III. Ce modèle à notre niveau individuel.
Bien que ce passage de Torah traite du peuple juif en entier dans sa collectivité, il me semble que nous pouvons nous en inspirer pour parler de chacun de nous dans son individualité.
a) Passer de l’éblouissement à la recherche de motivation
Le Rav Shlomo Wolbé rapporte dans son livre Alei Shūr que dans la Avodat Hashem, le service divin, chaque personne connait des hauts et des bas. Lorsqu’on s’investit dans le temps de manière continue, à l’étude de la Torah par exemple, au début il y a un certain éblouissement, tout parait bien et attrayant. Après un certain laps de temps, la motivation commence à se perdre, on perd le gout et on ne trouve plus d’attirance à l’accomplissement de cette Mitsva. Comment faire alors pour ne pas perdre la motivation ? Comment faire pour que cela ne reste pas juste un éblouissement spontané et que cela survive à l’usure causée par le temps ?
b) Acquérir son Avodat Hashem en en faisant notre choix
Le Ram’hal (Rabbi Moshé ‘Haïm Luzzato) dans son livre Dere’h Hashem traite du projet divin dans la création de l’homme. Il y rapporte que par bonté pour l’homme, il a voulu lui faire acquérir la perfection. A cette fin, il rapporte l’importance qu’il y a dans la possibilité de choisir pour acquérir cette perfection :
»…ואולם צריך שיהיה זה בבחירתו ורצונו כי אילו היה מוכרח במעשיו להיות בוחר על כל פנים בשלמות לא היה נקרא באמת בעל שלמותו כי איננו בעליו, כיון שהכרח מאחר לקנותו, והמקנה הוא בעל שלמותו… »
‘’…Cependant, il faut que ce soit par son choix et par sa volonté car s’il était obligé par ses actions de choisir malgré tout la perfection, cela ne pourrait s’appeler véritablement sa perfection car il n’est pas maître de cette perfection puisqu’une autre personne l’a obligé à l’acquérir et l’acquéreur est le véritable maitre de cette perfection…’’
Une personne peut faire une chose parfaitement sans pour autant qu’on lui attribue cette perfection.
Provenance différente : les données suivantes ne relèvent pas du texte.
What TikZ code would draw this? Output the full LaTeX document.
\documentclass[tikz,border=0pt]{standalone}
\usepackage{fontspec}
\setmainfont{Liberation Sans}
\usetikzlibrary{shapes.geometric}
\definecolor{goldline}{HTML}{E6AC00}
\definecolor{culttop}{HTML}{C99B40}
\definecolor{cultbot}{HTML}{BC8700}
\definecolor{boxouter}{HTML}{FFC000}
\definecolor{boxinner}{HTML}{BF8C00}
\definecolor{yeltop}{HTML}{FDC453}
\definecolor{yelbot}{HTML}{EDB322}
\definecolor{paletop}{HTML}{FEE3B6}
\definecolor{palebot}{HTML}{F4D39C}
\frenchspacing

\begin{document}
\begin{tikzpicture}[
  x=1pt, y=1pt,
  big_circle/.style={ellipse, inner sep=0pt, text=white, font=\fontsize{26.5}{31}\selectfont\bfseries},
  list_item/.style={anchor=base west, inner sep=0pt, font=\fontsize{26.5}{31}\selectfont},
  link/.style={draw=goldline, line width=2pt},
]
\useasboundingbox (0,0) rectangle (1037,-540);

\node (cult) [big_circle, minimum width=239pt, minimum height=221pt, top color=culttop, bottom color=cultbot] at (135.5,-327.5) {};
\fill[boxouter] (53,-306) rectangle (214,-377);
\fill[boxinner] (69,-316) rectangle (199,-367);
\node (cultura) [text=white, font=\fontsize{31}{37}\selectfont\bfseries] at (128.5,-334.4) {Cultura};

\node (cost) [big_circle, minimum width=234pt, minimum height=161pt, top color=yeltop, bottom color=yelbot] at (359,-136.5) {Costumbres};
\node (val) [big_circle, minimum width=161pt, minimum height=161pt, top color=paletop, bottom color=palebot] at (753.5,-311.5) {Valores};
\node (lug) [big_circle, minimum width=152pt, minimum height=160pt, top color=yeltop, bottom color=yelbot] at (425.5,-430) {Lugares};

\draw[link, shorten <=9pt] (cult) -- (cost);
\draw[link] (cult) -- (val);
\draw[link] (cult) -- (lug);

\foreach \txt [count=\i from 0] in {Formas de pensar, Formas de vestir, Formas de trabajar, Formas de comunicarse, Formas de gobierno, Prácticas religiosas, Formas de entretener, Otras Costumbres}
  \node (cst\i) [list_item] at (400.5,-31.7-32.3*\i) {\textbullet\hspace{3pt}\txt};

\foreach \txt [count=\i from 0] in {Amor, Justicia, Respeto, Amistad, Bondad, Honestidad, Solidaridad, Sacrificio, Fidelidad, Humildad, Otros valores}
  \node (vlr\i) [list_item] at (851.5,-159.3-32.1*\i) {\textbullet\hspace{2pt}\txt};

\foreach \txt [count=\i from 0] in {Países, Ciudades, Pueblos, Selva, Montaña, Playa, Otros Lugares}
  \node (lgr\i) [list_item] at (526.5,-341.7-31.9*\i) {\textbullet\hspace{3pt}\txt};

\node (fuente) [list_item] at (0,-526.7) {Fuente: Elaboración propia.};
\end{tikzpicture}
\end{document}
Pour mériter qu’on la lui attribue, il faut qu’il soit maître de cette perfection, que ce soit par ses propres moyens qu’il y soit arrivé et qu’on ne l’ait pas forcé à y arriver.
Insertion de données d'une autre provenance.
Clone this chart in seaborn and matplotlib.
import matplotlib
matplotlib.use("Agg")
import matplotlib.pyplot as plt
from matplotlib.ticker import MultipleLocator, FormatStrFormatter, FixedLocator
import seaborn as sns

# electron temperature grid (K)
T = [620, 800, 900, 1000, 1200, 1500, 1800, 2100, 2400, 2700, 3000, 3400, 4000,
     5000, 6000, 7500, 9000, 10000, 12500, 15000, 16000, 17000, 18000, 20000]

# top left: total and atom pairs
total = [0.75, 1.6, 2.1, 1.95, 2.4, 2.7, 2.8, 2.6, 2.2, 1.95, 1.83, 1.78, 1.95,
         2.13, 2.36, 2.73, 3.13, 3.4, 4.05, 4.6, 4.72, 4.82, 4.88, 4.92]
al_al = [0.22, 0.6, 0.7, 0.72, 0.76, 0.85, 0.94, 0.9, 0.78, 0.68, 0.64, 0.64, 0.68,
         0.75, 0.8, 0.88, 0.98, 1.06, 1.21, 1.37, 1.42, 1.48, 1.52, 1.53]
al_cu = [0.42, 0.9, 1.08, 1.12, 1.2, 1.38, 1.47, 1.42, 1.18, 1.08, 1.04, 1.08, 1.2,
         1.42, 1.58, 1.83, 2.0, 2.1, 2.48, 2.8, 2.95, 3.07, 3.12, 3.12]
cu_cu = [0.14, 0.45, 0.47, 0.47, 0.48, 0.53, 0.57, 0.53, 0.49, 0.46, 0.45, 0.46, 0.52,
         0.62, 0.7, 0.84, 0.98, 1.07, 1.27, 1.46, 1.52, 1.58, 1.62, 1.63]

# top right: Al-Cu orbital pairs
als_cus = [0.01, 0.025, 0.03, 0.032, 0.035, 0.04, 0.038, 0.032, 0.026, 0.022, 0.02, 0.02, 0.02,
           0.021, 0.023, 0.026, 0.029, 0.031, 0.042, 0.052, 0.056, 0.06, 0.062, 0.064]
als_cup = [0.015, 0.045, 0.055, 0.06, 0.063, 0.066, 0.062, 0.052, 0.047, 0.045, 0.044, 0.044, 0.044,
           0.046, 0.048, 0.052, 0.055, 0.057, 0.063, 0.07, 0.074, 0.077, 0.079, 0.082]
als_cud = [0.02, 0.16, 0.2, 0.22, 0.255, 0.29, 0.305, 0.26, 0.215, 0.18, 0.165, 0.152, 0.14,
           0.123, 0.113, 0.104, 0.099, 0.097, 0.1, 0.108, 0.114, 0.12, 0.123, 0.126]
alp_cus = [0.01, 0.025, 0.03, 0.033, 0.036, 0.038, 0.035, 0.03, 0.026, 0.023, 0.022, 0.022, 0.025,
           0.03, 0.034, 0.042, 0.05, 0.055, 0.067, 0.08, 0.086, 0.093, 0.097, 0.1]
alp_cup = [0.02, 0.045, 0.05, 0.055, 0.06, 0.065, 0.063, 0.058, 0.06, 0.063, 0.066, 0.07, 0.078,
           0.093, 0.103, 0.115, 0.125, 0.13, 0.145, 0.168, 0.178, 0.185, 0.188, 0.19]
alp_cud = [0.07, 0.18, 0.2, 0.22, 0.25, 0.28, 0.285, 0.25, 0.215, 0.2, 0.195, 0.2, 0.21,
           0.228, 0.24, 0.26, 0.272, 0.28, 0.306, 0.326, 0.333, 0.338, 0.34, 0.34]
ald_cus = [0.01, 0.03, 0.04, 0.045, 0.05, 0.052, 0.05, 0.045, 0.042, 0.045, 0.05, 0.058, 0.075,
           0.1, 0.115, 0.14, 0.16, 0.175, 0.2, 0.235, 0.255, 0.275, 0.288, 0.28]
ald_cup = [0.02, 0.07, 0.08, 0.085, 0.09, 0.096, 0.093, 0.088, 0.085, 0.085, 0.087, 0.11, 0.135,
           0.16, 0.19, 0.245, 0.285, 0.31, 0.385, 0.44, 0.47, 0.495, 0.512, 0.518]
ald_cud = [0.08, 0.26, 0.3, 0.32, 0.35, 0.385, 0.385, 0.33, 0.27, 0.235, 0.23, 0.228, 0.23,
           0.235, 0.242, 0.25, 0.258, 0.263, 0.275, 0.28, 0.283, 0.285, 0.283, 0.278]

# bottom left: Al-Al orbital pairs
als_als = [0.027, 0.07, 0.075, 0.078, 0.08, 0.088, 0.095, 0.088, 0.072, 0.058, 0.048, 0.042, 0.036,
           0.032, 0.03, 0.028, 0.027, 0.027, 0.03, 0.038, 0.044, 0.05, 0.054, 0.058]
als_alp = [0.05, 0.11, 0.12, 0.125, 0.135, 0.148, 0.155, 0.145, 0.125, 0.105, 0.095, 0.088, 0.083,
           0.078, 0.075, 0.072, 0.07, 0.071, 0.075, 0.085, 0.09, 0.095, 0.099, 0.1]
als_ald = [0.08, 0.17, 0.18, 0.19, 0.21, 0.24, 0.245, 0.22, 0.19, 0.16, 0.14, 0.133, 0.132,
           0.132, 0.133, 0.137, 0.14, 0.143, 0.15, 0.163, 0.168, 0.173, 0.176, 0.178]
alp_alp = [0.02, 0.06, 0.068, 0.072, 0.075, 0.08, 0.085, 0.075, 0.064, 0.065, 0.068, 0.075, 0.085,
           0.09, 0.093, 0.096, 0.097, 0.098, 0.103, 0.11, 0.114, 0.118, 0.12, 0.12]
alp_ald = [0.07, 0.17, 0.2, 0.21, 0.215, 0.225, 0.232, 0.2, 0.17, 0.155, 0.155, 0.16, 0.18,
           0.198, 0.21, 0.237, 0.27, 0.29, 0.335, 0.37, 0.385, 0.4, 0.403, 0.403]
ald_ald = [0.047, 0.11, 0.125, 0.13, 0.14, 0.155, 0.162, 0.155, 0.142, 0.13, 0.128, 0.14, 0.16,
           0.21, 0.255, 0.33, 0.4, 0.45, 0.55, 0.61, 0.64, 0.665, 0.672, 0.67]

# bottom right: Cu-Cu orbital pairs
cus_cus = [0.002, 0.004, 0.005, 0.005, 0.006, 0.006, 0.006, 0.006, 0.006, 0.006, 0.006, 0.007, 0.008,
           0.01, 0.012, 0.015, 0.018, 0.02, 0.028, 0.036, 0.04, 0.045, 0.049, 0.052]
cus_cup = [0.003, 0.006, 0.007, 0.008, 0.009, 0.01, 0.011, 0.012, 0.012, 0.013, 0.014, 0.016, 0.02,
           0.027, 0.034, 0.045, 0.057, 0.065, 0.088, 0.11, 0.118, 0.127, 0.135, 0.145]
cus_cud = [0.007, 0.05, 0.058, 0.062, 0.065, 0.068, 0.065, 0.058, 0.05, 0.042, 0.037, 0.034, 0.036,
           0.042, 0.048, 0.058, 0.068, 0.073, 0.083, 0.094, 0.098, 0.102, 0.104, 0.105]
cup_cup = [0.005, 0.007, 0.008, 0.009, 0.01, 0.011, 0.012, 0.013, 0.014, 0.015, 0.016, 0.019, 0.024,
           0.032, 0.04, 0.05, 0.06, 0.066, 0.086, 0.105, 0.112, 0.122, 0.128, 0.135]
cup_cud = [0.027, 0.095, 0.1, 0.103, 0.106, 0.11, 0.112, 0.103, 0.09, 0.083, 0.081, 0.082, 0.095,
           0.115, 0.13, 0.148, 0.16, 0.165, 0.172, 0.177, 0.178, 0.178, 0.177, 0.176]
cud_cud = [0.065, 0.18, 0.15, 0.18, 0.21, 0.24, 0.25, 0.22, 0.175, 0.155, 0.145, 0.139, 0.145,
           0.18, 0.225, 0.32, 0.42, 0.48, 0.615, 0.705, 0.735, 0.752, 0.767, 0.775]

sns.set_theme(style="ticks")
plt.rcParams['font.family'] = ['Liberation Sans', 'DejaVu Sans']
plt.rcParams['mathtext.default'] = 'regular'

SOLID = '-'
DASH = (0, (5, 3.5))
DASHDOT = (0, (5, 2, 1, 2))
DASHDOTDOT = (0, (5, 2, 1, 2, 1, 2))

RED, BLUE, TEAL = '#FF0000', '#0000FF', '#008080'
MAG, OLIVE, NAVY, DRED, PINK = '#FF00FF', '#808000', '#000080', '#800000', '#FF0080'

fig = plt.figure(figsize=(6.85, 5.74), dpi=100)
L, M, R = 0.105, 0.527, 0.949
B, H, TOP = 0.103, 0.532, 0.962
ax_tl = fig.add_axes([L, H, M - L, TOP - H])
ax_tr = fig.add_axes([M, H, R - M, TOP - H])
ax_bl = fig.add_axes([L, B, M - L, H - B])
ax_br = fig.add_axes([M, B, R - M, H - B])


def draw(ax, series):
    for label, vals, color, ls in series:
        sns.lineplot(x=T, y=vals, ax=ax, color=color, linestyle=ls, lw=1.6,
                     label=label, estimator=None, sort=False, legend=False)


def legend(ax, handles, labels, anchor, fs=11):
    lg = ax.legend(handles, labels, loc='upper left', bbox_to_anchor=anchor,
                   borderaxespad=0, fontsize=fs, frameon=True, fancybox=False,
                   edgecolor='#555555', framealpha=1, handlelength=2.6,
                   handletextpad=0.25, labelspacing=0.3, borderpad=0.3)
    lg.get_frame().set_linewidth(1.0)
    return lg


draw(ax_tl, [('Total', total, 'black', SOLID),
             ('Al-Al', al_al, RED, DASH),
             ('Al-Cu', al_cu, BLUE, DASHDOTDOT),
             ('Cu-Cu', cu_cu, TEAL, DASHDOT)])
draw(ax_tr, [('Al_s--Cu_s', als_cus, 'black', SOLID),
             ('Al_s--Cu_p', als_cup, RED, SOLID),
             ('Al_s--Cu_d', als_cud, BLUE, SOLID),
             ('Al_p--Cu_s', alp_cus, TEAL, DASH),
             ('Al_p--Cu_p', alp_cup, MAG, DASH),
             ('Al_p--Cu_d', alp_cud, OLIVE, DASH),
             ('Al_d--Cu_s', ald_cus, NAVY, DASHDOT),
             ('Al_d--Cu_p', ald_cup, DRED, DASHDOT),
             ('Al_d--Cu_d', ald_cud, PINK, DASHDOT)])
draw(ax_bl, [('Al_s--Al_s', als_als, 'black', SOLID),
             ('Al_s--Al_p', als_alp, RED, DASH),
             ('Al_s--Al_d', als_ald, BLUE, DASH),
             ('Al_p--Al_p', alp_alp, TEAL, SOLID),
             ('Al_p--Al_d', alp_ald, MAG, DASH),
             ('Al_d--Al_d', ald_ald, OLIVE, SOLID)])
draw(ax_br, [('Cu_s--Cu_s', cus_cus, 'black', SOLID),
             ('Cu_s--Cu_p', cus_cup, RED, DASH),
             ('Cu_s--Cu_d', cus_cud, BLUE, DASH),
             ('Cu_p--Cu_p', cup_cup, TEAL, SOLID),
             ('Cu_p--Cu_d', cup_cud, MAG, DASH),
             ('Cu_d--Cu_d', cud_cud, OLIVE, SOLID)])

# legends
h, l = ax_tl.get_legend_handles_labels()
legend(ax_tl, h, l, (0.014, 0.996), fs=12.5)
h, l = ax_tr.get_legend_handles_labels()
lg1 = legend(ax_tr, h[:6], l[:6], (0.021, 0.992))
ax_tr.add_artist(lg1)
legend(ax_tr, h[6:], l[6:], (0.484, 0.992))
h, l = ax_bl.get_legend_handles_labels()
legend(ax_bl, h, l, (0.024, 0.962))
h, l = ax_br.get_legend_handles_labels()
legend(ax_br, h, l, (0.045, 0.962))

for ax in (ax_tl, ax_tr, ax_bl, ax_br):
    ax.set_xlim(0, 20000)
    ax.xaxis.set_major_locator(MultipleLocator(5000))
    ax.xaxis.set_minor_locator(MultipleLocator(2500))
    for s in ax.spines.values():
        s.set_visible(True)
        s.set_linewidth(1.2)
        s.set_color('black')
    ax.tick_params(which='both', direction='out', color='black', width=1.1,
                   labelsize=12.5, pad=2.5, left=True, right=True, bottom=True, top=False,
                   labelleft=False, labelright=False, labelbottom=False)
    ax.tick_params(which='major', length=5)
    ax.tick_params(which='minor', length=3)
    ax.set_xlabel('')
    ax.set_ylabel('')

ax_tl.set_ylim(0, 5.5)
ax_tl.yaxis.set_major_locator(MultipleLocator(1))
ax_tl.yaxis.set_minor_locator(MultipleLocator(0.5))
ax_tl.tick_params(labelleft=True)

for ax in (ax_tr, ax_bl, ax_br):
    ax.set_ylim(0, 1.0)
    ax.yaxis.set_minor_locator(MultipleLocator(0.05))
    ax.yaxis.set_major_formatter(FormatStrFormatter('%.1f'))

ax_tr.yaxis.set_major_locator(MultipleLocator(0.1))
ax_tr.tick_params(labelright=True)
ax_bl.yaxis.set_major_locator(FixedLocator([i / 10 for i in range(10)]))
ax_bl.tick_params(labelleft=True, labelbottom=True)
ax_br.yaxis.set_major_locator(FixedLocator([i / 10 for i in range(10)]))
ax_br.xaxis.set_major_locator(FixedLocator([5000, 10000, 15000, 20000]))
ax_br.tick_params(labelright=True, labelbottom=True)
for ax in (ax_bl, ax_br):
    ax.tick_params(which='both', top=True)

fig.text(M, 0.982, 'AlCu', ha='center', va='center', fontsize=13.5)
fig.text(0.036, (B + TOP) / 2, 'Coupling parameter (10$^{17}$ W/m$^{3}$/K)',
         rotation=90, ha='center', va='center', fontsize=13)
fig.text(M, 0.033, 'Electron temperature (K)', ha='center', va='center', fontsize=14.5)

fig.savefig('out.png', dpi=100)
C’est pourquoi, il est nécessaire de faire un travail personnel, de s’investir et sentir que cet investissement est le nôtre pour vraiment acquérir la perfection. C’est cela le choix, choisir ce chemin.
c) La nécessité des deux approches
Il est tout de même nécessaire de prendre en compte les deux approches, commencer par cet éblouissement et continuer par un travail personnel. Comme nous le souligne Rabbi Tsaddok Hacohen dans son livre Tsidkat Hatsadik :
»וזהו התחלת הכניסה לתורה כמו שכתוב ראשית חכמה יראת השם. ויראת שמים הוא על ידי שויתי השם לנגדי תמיד כמו שכתוב בהגהות בתחילת אורח חיים. והיינו ברכות שכולן מתחילין בלשון נוכח שמיד בהתחלת הברכה צריך להיות השם יתברך נוכח עיניו כאלו עומד עלין ומצוהו. והסיום לשון נסתר דמיד נעלם כמו שכתוב על גוזליו ירחף נוגע ואינו נוגע כידוע. »
‘’Et c’est cela le début pour entrer dans la Torah comme il est écrit : les prémices de l’intelligence sont la crainte de Dieu. Et la crainte de Dieu vient par le fait qu’on s’illustre en face de nos yeux la présence de Dieu toujours. C’est cela les bénédictions que nous faisons. Elles commencent toujours dans leur forme par une formule où Dieu est présent face à nous comme s’Il était réellement présent physiquement et qu’Il nous ordonne mais on finit la bénédiction dans un langage où il n’est plus présent comme si immédiatement Il disparaissait.’’
En effet, dans le texte des Bénédictions instituées par Nos Maîtres, nous disons tout d’abord Tu à D. et ensuite nous disons Il.
Rabbi Tsaddok Hacohen nous enseigne que dans notre approche des Mitsvot il y a deux stades. Le premier stade est celui où nous nous figurons l’image de Dieu face à nous, ce que nous pouvons appeler l’éblouissement. Dieu est présent et nous sommes éblouis par Sa présence. Mais par la suite, il faut savoir aussi continuer sans penser à Sa présence, comme s’Il disparaissait. Prendre du recul par rapport à Lui.
IV. Pour conclure.
Les Bnei Israël sont sortis d’Egypte, ils ont vu les miracles de la sortie, la traversée de la Mer Rouge, le don de la Torah, les miracles au quotidien comme la Manne, le puits de Myriam et tant d’autres. Ils ont vécu en proximité avec Dieu. Ils pensaient qu’il leur fallait prendre une distance pour pouvoir s’installer en terre d’Israël et accomplir les Mitsvot parfaitement. Non pas comme éblouis par la vérité mais par un travail personnel et un investissement qui leur appartiendraient.
De la même manière, nous devons trouver une part personnelle dans l’accomplissement de notre Avodat Hashem. Ne pas le faire juste par éblouissement mais aussi par investissement et un travail personnel.